Porque los viejos no
se resignan, no nos resignamos, a quedarnos en casa. Y en parejas o solitarios
llenamos las calles, hacemos la compra, frecuentamos los cafés y utilizamos sin
arredrarnos los medios de transporte público, más el autobús que el metro.
Y, hablando de
movilidad, viajan no solo por su ciudad, sino que participan con entusiasmo en
los viajes a los más diversos países que el Inserso o la Comunidad les ofrece a
precios muy ventajosos.
Los viejos no
descuidan su atuendo, se les ve muy arreglados, quizá con prendas algo pasadas
de moda.
Me cruzo con una
abuela que lleva el cochecito de su nieto:
–Mira, una palmera.
Y, pasados unos
metros:
–Mira, otra palmera.
¡Qué sería de muchas
parejas jóvenes sin la ayuda de sus padres, abuelos de sus hijos!
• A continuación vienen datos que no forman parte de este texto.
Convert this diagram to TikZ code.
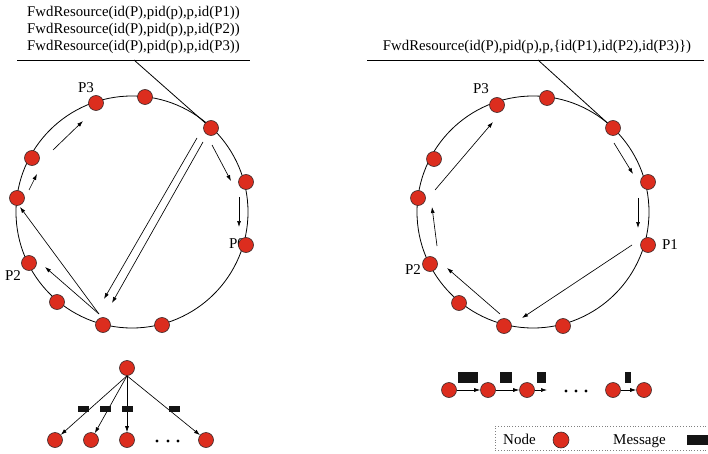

Porque,
cuando salgo más temprano de lo habitual, sí que me encuentro con gente de
mediana edad que va apresurada al trabajo y con estudiantes. Y me ha llamado la
atención el hecho de que, a la misa de los domingos, junto a los habituales
ancianos, asisten familias con el renuevo de sus hijos mozos.
Remozando están en
nuestro barrio los jardinillos y zonas verdes que jalonan las avenidas. Ante la
alarma de los vecinos, que observan, en muchos casos con justificado temor,
cómo se talan árboles y arbustos en aparente buen estado. Plantas que han
crecido con ellos y los han acompañado en su devenir vital. Prefieren que los
árboles mueran de pie.
Como en pie siguen
ellos, seguimos quienes no estamos dispuestos a dejarnos vencer por el
deterioro de nuestras células ni por los inevitables achaques de la edad. Y con
renovada ilusión y alegría salimos al sol de una primavera que acaba de nacer.